- Hangul: 남악리
- Hanja: 南岳里
- RR: Namak-ri
- MR: Namak-ri

= Namak-ri =

Village in South Jeolla, South Korea

Namak-ri is a village in the township of Samhyang-myeon in Muan County, South Jeolla province of South Korea. In 2005, Namak was made capital of the province following the upgrade of Gwangju to a metropolitan city.

==Overview==
The relocation of the provincial office to Namak has led to many changes in the area. Once a small farming area with most residents working in that industry, the village is seeing construction of a new city around the office with its neighboring city Mokpo.

==Construction plan==

The central government officially declared a plan to build a new city on May 13, 1993.

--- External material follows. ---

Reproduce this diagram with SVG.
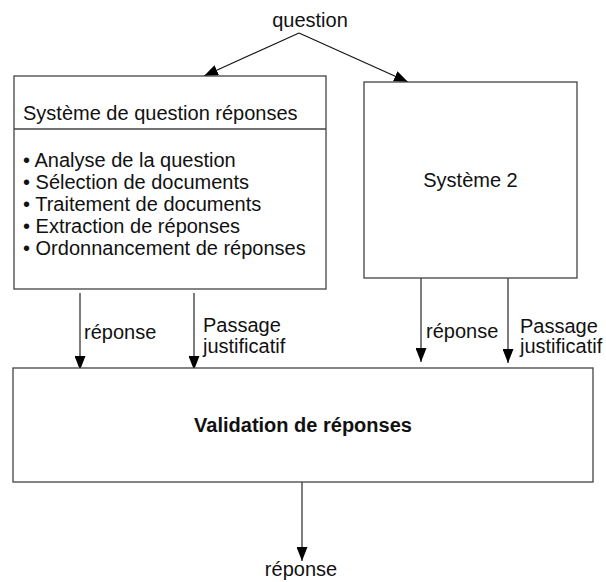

Eight years later, it was announced the residential area would occupy 9,139,000 m2. Jeonnam province applied for approval in February 2002. Four months later the official plan was changed and it received approval.

==Eco city==
Muan country is strongly trying to develop the Namak area as an "eco-city". This includes elevating the importance of establishing parks and forests.

==Promotion to city==
The plan for promoting county to city is on the way by civil workers of Muan. The South Korean government has set its standards for making the new site.

Muan was nominated as an enterprise city and also Muan International Airport was opened. One officer said that new downtown area is going to get its own power by governmental development propulsion.